─── DATA SECTION

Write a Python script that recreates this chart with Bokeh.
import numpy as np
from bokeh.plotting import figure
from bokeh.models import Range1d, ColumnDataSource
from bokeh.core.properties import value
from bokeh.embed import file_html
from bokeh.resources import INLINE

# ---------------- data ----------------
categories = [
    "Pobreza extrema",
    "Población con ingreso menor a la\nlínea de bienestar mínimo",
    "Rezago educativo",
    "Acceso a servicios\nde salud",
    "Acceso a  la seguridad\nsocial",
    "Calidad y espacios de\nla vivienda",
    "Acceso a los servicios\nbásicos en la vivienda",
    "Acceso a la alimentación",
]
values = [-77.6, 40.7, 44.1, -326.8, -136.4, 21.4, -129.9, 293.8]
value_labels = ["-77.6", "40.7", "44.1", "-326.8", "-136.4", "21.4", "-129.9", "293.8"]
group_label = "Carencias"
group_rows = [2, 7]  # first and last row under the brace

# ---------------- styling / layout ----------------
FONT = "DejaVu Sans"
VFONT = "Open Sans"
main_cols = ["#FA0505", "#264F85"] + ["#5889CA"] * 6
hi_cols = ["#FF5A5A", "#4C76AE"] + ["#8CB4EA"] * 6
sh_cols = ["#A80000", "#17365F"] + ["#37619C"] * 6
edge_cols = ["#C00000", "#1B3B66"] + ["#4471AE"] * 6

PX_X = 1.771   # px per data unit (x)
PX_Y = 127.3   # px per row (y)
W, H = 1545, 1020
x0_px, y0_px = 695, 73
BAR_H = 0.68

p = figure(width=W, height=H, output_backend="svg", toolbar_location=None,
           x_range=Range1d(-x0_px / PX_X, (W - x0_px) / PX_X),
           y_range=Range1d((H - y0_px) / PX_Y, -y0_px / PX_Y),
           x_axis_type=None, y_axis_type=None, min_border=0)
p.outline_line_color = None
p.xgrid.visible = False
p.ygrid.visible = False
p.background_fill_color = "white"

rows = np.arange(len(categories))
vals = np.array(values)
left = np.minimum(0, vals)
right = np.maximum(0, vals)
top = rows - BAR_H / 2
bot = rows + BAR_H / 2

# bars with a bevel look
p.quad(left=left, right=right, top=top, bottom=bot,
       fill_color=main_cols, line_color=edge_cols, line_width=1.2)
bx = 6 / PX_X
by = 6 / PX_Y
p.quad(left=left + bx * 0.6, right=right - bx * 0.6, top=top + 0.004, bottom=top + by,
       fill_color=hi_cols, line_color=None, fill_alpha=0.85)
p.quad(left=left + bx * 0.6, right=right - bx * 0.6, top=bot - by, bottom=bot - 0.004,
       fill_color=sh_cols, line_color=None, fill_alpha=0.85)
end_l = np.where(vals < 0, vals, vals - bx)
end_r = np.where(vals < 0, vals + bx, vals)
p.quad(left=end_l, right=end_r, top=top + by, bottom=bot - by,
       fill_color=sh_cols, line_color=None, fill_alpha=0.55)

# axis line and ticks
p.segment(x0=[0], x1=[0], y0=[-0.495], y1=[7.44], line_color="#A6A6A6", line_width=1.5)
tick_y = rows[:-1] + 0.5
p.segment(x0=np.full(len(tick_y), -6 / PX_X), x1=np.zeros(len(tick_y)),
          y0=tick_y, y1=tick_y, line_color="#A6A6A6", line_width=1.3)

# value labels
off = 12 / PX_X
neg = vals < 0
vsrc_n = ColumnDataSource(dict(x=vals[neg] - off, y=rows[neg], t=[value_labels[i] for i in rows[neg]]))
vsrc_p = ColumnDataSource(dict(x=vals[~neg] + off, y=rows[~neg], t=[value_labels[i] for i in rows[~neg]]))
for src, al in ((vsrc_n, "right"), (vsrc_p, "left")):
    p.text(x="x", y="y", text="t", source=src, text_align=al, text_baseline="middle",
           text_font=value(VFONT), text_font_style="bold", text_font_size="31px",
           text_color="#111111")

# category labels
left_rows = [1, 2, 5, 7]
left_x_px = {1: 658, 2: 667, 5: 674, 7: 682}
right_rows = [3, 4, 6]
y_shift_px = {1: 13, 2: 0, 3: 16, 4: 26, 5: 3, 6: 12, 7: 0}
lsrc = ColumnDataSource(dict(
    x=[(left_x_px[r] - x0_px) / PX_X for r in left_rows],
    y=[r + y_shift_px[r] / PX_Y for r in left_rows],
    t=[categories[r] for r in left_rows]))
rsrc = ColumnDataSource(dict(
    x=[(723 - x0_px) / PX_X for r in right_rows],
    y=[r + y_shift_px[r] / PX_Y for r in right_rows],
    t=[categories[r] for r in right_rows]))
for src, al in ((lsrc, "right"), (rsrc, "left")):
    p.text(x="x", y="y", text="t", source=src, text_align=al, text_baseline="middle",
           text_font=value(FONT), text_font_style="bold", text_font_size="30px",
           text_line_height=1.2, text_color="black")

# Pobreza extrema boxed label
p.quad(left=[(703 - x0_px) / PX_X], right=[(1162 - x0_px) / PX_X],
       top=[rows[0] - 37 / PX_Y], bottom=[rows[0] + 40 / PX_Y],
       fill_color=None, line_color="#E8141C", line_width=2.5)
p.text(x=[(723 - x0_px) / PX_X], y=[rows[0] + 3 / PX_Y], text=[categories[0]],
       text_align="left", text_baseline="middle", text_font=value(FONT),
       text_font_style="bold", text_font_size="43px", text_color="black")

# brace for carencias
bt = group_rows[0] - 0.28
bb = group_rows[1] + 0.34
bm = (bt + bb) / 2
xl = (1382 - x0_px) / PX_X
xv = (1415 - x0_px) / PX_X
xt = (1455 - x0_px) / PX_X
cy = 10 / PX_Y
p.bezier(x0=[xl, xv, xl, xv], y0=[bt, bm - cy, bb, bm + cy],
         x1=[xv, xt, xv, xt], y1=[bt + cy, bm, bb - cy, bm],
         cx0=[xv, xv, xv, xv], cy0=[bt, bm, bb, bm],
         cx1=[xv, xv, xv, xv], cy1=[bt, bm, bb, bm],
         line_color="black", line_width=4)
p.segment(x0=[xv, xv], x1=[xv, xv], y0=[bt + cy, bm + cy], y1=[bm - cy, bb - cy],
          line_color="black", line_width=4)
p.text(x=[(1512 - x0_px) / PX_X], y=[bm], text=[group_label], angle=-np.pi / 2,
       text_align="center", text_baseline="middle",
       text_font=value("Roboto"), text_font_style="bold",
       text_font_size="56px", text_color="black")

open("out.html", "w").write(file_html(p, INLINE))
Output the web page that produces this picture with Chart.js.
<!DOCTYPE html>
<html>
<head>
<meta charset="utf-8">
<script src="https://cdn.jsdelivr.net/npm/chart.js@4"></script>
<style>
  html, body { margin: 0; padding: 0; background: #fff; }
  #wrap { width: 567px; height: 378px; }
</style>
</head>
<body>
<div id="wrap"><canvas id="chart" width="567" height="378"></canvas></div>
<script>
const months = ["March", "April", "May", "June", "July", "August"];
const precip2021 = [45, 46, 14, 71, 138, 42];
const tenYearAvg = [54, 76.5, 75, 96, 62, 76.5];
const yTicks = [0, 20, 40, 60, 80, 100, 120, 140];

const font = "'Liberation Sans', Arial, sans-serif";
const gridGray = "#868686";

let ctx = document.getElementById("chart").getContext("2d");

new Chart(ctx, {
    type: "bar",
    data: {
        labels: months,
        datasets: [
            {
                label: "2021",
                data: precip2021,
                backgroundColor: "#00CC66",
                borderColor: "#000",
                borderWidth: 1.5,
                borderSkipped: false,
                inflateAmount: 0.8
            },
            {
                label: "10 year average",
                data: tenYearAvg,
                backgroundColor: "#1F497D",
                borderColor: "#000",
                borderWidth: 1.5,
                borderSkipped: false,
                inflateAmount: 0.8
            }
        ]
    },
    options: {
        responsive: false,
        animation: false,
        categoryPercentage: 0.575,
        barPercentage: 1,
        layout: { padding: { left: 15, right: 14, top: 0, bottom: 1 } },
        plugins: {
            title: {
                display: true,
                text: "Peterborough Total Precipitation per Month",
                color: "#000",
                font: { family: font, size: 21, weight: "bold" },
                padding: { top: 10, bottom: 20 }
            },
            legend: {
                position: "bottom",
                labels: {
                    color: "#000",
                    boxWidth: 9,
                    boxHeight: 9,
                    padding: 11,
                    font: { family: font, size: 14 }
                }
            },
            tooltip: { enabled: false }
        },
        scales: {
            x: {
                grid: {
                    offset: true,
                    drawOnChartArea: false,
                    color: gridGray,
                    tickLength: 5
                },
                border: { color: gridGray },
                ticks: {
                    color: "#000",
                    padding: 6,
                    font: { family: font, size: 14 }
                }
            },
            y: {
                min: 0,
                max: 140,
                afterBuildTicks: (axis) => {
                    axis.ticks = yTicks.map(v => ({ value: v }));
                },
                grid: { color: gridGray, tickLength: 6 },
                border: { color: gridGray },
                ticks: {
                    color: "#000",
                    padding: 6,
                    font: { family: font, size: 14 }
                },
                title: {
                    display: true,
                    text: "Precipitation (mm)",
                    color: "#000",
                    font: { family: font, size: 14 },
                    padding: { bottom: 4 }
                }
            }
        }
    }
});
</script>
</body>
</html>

──────

▸ EXERCISE PROMPT
Beginning at the top of the data, extract each line through the line containing "from bokeh.resources import INLINE" and return those lines exactly, with nothing added.

▸ CORRECT ANSWER
Write a Python script that recreates this chart with Bokeh.
import numpy as np
from bokeh.plotting import figure
from bokeh.models import Range1d, ColumnDataSource
from bokeh.core.properties import value
from bokeh.embed import file_html
from bokeh.resources import INLINE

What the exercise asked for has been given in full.